Future research directions include exploring non-Gaussian uncertainty models (Qin et al., 21 May 2025), deeper self-supervised and semi-supervised cross-modal pipelines (Mehboob et al., 5 Nov 2024), improved fusion methods using graph or transformer attention (Shen et al., 2022, Liu et al., 30 Jul 2025), and broader deployment in real-time safety-critical settings. Model-agnostic frameworks for uncertainty quantification, such as Uncertainty-o, offer means to standardize uncertainty evaluation across evolving large multimodal architectures (Zhang et al., 9 Jun 2025).

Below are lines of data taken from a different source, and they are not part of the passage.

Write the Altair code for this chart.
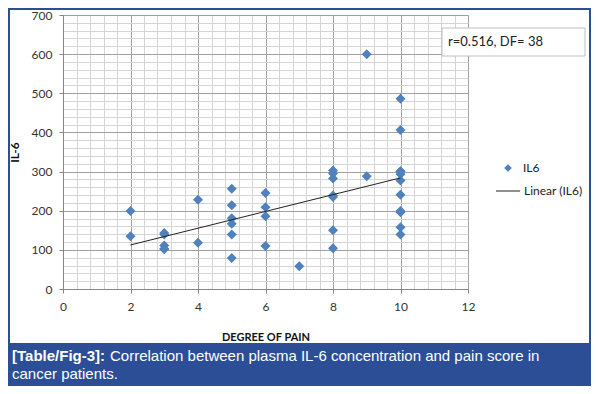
import altair as alt
import pandas as pd

# ---- data ----
pain = [2, 2,
        3, 3, 3, 3, 3,
        4, 4,
        5, 5, 5, 5, 5, 5,
        6, 6, 6, 6,
        7,
        8, 8, 8, 8, 8, 8, 8,
        9, 9,
        10, 10, 10, 10, 10, 10, 10, 10, 10, 10, 10]
il6 = [199, 135,
       143, 139, 111, 102, 102,
       228, 118,
       256, 214, 181, 167, 139, 79,
       245, 209, 186, 110,
       58,
       303, 295, 282, 239, 235, 150, 104,
       600, 288,
       486, 406, 301, 300, 293, 277, 241, 199, 196, 158, 139]

x_ticks = [round(0.4 * i, 1) for i in range(31)]      # major every 2, minor every 0.4
y_ticks = [20 * i for i in range(36)]                 # major every 100, minor every 20

series_name = "IL6"
trend_name = "Linear (IL6)"
annotation = "r=0.516, DF= 38"
caption_bold = "[Table/Fig-3]:"
caption_line1 = "Correlation between plasma IL-6 concentration and pain score in"
caption_line2 = "cancer patients."
x_title = "DEGREE OF PAIN"
y_title = "IL-6"

df = pd.DataFrame({"pain": pain, "il6": il6})
one = pd.DataFrame({"k": [0]})

W, H = 405, 274
BLUE = "#2B4E96"
PT = "#4F81BD"
FONT = "Lato"

x_major = "abs(datum.value/2 - round(datum.value/2)) < 0.001"
y_major = "datum.value % 100 == 0"

xaxis = alt.Axis(
    values=x_ticks, title=x_title, grid=True,
    gridColor={"condition": {"test": x_major, "value": "#A0A0A0"}, "value": "#D4D4D4"},
    tickOpacity={"condition": {"test": x_major, "value": 1}, "value": 0},
    labelExpr=f"({x_major}) ? format(datum.value, 'd') : ''",
    labelOverlap=False, labelFlush=False, tickSize=4, labelPadding=8,
    titlePadding=19, domainColor="#868686", tickColor="#868686",
)
yaxis = alt.Axis(
    values=y_ticks, title=y_title, grid=True,
    gridColor={"condition": {"test": y_major, "value": "#A0A0A0"}, "value": "#D4D4D4"},
    tickOpacity={"condition": {"test": y_major, "value": 1}, "value": 0},
    labelExpr=f"({y_major}) ? datum.label : ''",
    labelOverlap=False, tickSize=4, labelPadding=7, titlePadding=10,
    domainColor="#868686", tickColor="#868686",
)

base = alt.Chart(df)
xs = alt.X("pain:Q", scale=alt.Scale(domain=[0, 12], nice=False), axis=xaxis)
ys = alt.Y("il6:Q", scale=alt.Scale(domain=[0, 700], nice=False), axis=yaxis)

points = base.mark_point(shape="diamond", filled=True, size=100, opacity=1, color=PT).encode(x=xs, y=ys)
trend = base.transform_regression("pain", "il6", extent=[2, 10]).mark_line(
    color="#222222", strokeWidth=1).encode(x=xs, y=ys)

frame = alt.Chart(one).mark_rect(fill=None, stroke=BLUE, strokeWidth=2).encode(
    x=alt.value(-54), x2=alt.value(527), y=alt.value(-6), y2=alt.value(371))
cap_box = alt.Chart(one).mark_rect(fill=BLUE).encode(
    x=alt.value(-55), x2=alt.value(528), y=alt.value(328), y2=alt.value(371))
cap_b = alt.Chart(one).mark_text(align="left", baseline="alphabetic", font="Liberation Sans",
                                 fontSize=15, fontWeight="bold", color="white").encode(
    x=alt.value(-51), y=alt.value(346), text=alt.value(caption_bold))
cap_1 = alt.Chart(one).mark_text(align="left", baseline="alphabetic", font="Liberation Sans",
                                 fontSize=15, color="white").encode(
    x=alt.value(47), y=alt.value(346), text=alt.value(caption_line1))
cap_2 = alt.Chart(one).mark_text(align="left", baseline="alphabetic", font="Liberation Sans",
                                 fontSize=15, color="white").encode(
    x=alt.value(-51), y=alt.value(364), text=alt.value(caption_line2))

ann_box = alt.Chart(one).mark_rect(fill="white", stroke="#BFBFBF", strokeWidth=1).encode(
    x=alt.value(379), x2=alt.value(522), y=alt.value(13), y2=alt.value(41))
ann_txt = alt.Chart(one).mark_text(align="left", baseline="middle", font=FONT, fontSize=13,
                                   color="#222222").encode(
    x=alt.value(385), y=alt.value(27), text=alt.value(annotation))

leg_pt = alt.Chart(one).mark_point(shape="diamond", filled=True, size=60, opacity=1, color=PT).encode(
    x=alt.value(445), y=alt.value(153))
leg_pt_t = alt.Chart(one).mark_text(align="left", baseline="middle", font=FONT, fontSize=12,
                                    color="#222222").encode(
    x=alt.value(460), y=alt.value(153), text=alt.value(series_name))
leg_ln = alt.Chart(one).mark_rule(color="#222222", strokeWidth=1).encode(
    x=alt.value(433), x2=alt.value(457), y=alt.value(176))
leg_ln_t = alt.Chart(one).mark_text(align="left", baseline="middle", font=FONT, fontSize=12,
                                    color="#222222").encode(
    x=alt.value(461), y=alt.value(176), text=alt.value(trend_name))

chart = alt.layer(
    frame, cap_box, points, trend, ann_box, ann_txt,
    leg_pt, leg_pt_t, leg_ln, leg_ln_t, cap_b, cap_1, cap_2,
).properties(
    width=W, height=H,
    autosize=alt.AutoSizeParams(type="none"),
    padding={"left": 55, "top": 7, "right": 123, "bottom": 97},
    background="white",
).configure_view(stroke=None).configure_axis(
    labelFont=FONT, labelFontSize=12, labelColor="#333333",
    titleFont=FONT, titleFontWeight="bold", titleColor="#111111",
).configure_axisX(titleFontSize=11).configure_axisY(titleFontSize=12)

chart.save("out.html", embed_options={"renderer": "svg", "actions": False})
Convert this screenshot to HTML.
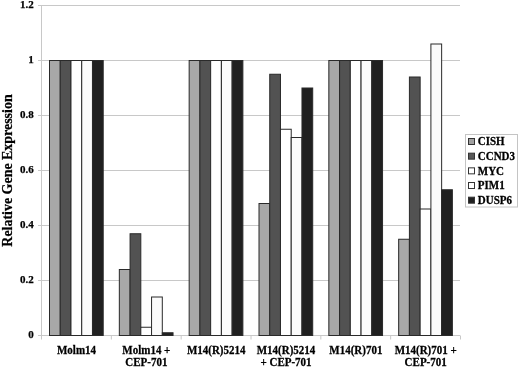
<!DOCTYPE html><html><head><meta charset="utf-8"><style>
html,body{margin:0;padding:0;background:#fff;width:520px;height:368px;overflow:hidden}
svg{display:block;will-change:transform}
text{font-family:"Liberation Serif",serif;font-weight:bold;fill:#000;stroke:#000;stroke-width:0.25px}
</style></head><body>
<svg width="520" height="368" viewBox="0 0 520 368">
<line x1="38" y1="335.50" x2="460.0" y2="335.50" stroke="#c8c8c8" stroke-width="1"/>
<line x1="38" y1="280.50" x2="460.0" y2="280.50" stroke="#c8c8c8" stroke-width="1"/>
<line x1="38" y1="225.50" x2="460.0" y2="225.50" stroke="#c8c8c8" stroke-width="1"/>
<line x1="38" y1="170.50" x2="460.0" y2="170.50" stroke="#c8c8c8" stroke-width="1"/>
<line x1="38" y1="115.50" x2="460.0" y2="115.50" stroke="#c8c8c8" stroke-width="1"/>
<line x1="38" y1="60.50" x2="460.0" y2="60.50" stroke="#c8c8c8" stroke-width="1"/>
<line x1="38" y1="5.50" x2="460.0" y2="5.50" stroke="#c8c8c8" stroke-width="1"/>
<line x1="41.5" y1="5.50" x2="41.5" y2="335.5" stroke="#c8c8c8" stroke-width="1"/>
<line x1="41.50" y1="335.5" x2="41.50" y2="339.5" stroke="#c8c8c8" stroke-width="1"/>
<line x1="111.33" y1="335.5" x2="111.33" y2="339.5" stroke="#c8c8c8" stroke-width="1"/>
<line x1="181.17" y1="335.5" x2="181.17" y2="339.5" stroke="#c8c8c8" stroke-width="1"/>
<line x1="251.00" y1="335.5" x2="251.00" y2="339.5" stroke="#c8c8c8" stroke-width="1"/>
<line x1="320.83" y1="335.5" x2="320.83" y2="339.5" stroke="#c8c8c8" stroke-width="1"/>
<line x1="390.67" y1="335.5" x2="390.67" y2="339.5" stroke="#c8c8c8" stroke-width="1"/>
<line x1="460.50" y1="335.5" x2="460.50" y2="339.5" stroke="#c8c8c8" stroke-width="1"/>
<line x1="41.0" y1="335.5" x2="460.0" y2="335.5" stroke="#c8c8c8" stroke-width="1"/>
<rect x="49.50" y="60.50" width="10.74" height="275.00" fill="#a8a8a8" stroke="#2a2a2a" stroke-width="1"/>
<rect x="60.24" y="60.50" width="10.74" height="275.00" fill="#525252" stroke="#2a2a2a" stroke-width="1"/>
<rect x="70.98" y="60.50" width="10.74" height="275.00" fill="#ffffff" stroke="#2a2a2a" stroke-width="1"/>
<rect x="81.73" y="60.50" width="10.74" height="275.00" fill="#fbfbfb" stroke="#2a2a2a" stroke-width="1"/>
<rect x="92.47" y="60.50" width="10.74" height="275.00" fill="#202020" stroke="#2a2a2a" stroke-width="1"/>
<rect x="119.33" y="269.50" width="10.74" height="66.00" fill="#a8a8a8" stroke="#2a2a2a" stroke-width="1"/>
<rect x="130.07" y="233.75" width="10.74" height="101.75" fill="#525252" stroke="#2a2a2a" stroke-width="1"/>
<rect x="140.82" y="327.25" width="10.74" height="8.25" fill="#ffffff" stroke="#2a2a2a" stroke-width="1"/>
<rect x="151.56" y="297.00" width="10.74" height="38.50" fill="#fbfbfb" stroke="#2a2a2a" stroke-width="1"/>
<rect x="162.31" y="332.75" width="10.74" height="2.75" fill="#202020" stroke="#2a2a2a" stroke-width="1"/>
<rect x="189.16" y="60.50" width="10.74" height="275.00" fill="#a8a8a8" stroke="#2a2a2a" stroke-width="1"/>
<rect x="199.91" y="60.50" width="10.74" height="275.00" fill="#525252" stroke="#2a2a2a" stroke-width="1"/>
<rect x="210.65" y="60.50" width="10.74" height="275.00" fill="#ffffff" stroke="#2a2a2a" stroke-width="1"/>
<rect x="221.40" y="60.50" width="10.74" height="275.00" fill="#fbfbfb" stroke="#2a2a2a" stroke-width="1"/>
<rect x="232.14" y="60.50" width="10.74" height="275.00" fill="#202020" stroke="#2a2a2a" stroke-width="1"/>
<rect x="259.00" y="203.50" width="10.74" height="132.00" fill="#a8a8a8" stroke="#2a2a2a" stroke-width="1"/>
<rect x="269.74" y="74.25" width="10.74" height="261.25" fill="#525252" stroke="#2a2a2a" stroke-width="1"/>
<rect x="280.48" y="129.25" width="10.74" height="206.25" fill="#ffffff" stroke="#2a2a2a" stroke-width="1"/>
<rect x="291.23" y="137.50" width="10.74" height="198.00" fill="#fbfbfb" stroke="#2a2a2a" stroke-width="1"/>
<rect x="301.97" y="88.00" width="10.74" height="247.50" fill="#202020" stroke="#2a2a2a" stroke-width="1"/>
<rect x="328.83" y="60.50" width="10.74" height="275.00" fill="#a8a8a8" stroke="#2a2a2a" stroke-width="1"/>
<rect x="339.57" y="60.50" width="10.74" height="275.00" fill="#525252" stroke="#2a2a2a" stroke-width="1"/>
<rect x="350.32" y="60.50" width="10.74" height="275.00" fill="#ffffff" stroke="#2a2a2a" stroke-width="1"/>
<rect x="361.06" y="60.50" width="10.74" height="275.00" fill="#fbfbfb" stroke="#2a2a2a" stroke-width="1"/>
<rect x="371.81" y="60.50" width="10.74" height="275.00" fill="#202020" stroke="#2a2a2a" stroke-width="1"/>
<rect x="398.66" y="239.25" width="10.74" height="96.25" fill="#a8a8a8" stroke="#2a2a2a" stroke-width="1"/>
<rect x="409.41" y="77.00" width="10.74" height="258.50" fill="#525252" stroke="#2a2a2a" stroke-width="1"/>
<rect x="420.15" y="209.00" width="10.74" height="126.50" fill="#ffffff" stroke="#2a2a2a" stroke-width="1"/>
<rect x="430.90" y="44.00" width="10.74" height="291.50" fill="#fbfbfb" stroke="#2a2a2a" stroke-width="1"/>
<rect x="441.64" y="189.75" width="10.74" height="145.75" fill="#202020" stroke="#2a2a2a" stroke-width="1"/>
<text x="33.8" y="338.40" font-size="11" text-anchor="end">0</text>
<text x="33.8" y="283.40" font-size="11" text-anchor="end">0.2</text>
<text x="33.8" y="228.40" font-size="11" text-anchor="end">0.4</text>
<text x="33.8" y="173.40" font-size="11" text-anchor="end">0.6</text>
<text x="33.8" y="118.40" font-size="11" text-anchor="end">0.8</text>
<text x="33.8" y="63.40" font-size="11" text-anchor="end">1</text>
<text x="33.8" y="8.40" font-size="11" text-anchor="end">1.2</text>
<text transform="translate(76.52,353.60) scale(1,1.05)" font-size="11" text-anchor="middle">Molm14</text>
<text transform="translate(146.35,353.60) scale(1,1.05)" font-size="11" text-anchor="middle">Molm14 +</text>
<text transform="translate(146.35,365.80) scale(1,1.05)" font-size="11" text-anchor="middle">CEP-701</text>
<text transform="translate(216.18,353.60) scale(1,1.05)" font-size="11" text-anchor="middle">M14(R)5214</text>
<text transform="translate(286.02,353.60) scale(1,1.05)" font-size="11" text-anchor="middle">M14(R)5214</text>
<text transform="translate(286.02,365.80) scale(1,1.05)" font-size="11" text-anchor="middle">+ CEP-701</text>
<text transform="translate(355.85,353.60) scale(1,1.05)" font-size="11" text-anchor="middle">M14(R)701</text>
<text transform="translate(425.68,353.60) scale(1,1.05)" font-size="11" text-anchor="middle">M14(R)701 +</text>
<text transform="translate(425.68,365.80) scale(1,1.05)" font-size="11" text-anchor="middle">CEP-701</text>
<text transform="translate(11.7,170.5) rotate(-90)" font-size="13.95" text-anchor="middle">Relative Gene Expression</text>
<rect x="465.5" y="134.5" width="52" height="72.5" fill="#fff" stroke="#c4c4c4" stroke-width="1"/>
<rect x="468.5" y="138.50" width="6" height="6" fill="#a0a0a0" stroke="#333" stroke-width="1"/>
<text transform="translate(477.8,145.30) scale(1,1.05)" font-size="11">CISH</text>
<rect x="468.5" y="153.17" width="6" height="6" fill="#585858" stroke="#333" stroke-width="1"/>
<text transform="translate(477.8,159.97) scale(1,1.05)" font-size="11">CCND3</text>
<rect x="468.5" y="167.84" width="6" height="6" fill="#ffffff" stroke="#333" stroke-width="1"/>
<text transform="translate(477.8,174.64) scale(1,1.05)" font-size="11">MYC</text>
<rect x="468.5" y="182.51" width="6" height="6" fill="#ffffff" stroke="#333" stroke-width="1"/>
<text transform="translate(477.8,189.31) scale(1,1.05)" font-size="11">PIM1</text>
<rect x="468.5" y="197.18" width="6" height="6" fill="#202020" stroke="#333" stroke-width="1"/>
<text transform="translate(477.8,203.98) scale(1,1.05)" font-size="11">DUSP6</text>
</svg></body></html>
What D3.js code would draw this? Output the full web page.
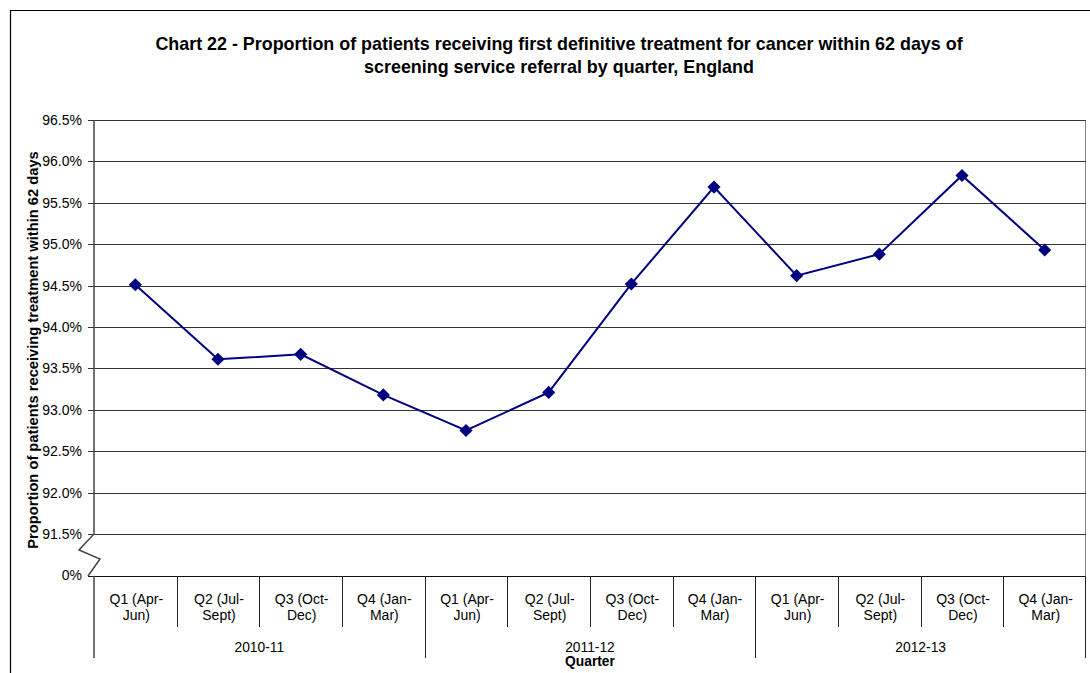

7. Theoretical and Methodological Foundations

Theoretical motifs underlying UA-CMDet design include:

Input-Dependent Variational Inference: Direct modeling of input-dependent uncertainty distributions for attention mechanisms and outputs (Heo et al., 2018).
Energy-Based Rankings: Reformulating detection as a conditional probability (or energy) ranking between normal and anomalous features, enabling robust cross-domain anomaly detection (Li et al., 2023).
Prototype and Evidence-Based Uncertainty: DST-based frameworks that relate feature-prototype evidence variation to Dirichlet uncertainty, supporting more semantically structured uncertainty estimation in retrieval (Li et al., 2023).
Random Network Prediction for Feature Density: Using mismatches between learnable and fixed random network outputs as uncertainty surrogates (Wang et al., 2022).
Mutual Information and Conformal Calibration: Leveraging mutual information as a modulator of conformal intervals in multimodal 3D detection pipelines (Stutts et al., 2023).

A plausible implication is that UA-CMDet will continue to co-evolve with advances in uncertainty quantification and modality-aware representation learning, with increasing integration into open-world, data-scarce, and dynamically adaptive machine perception systems.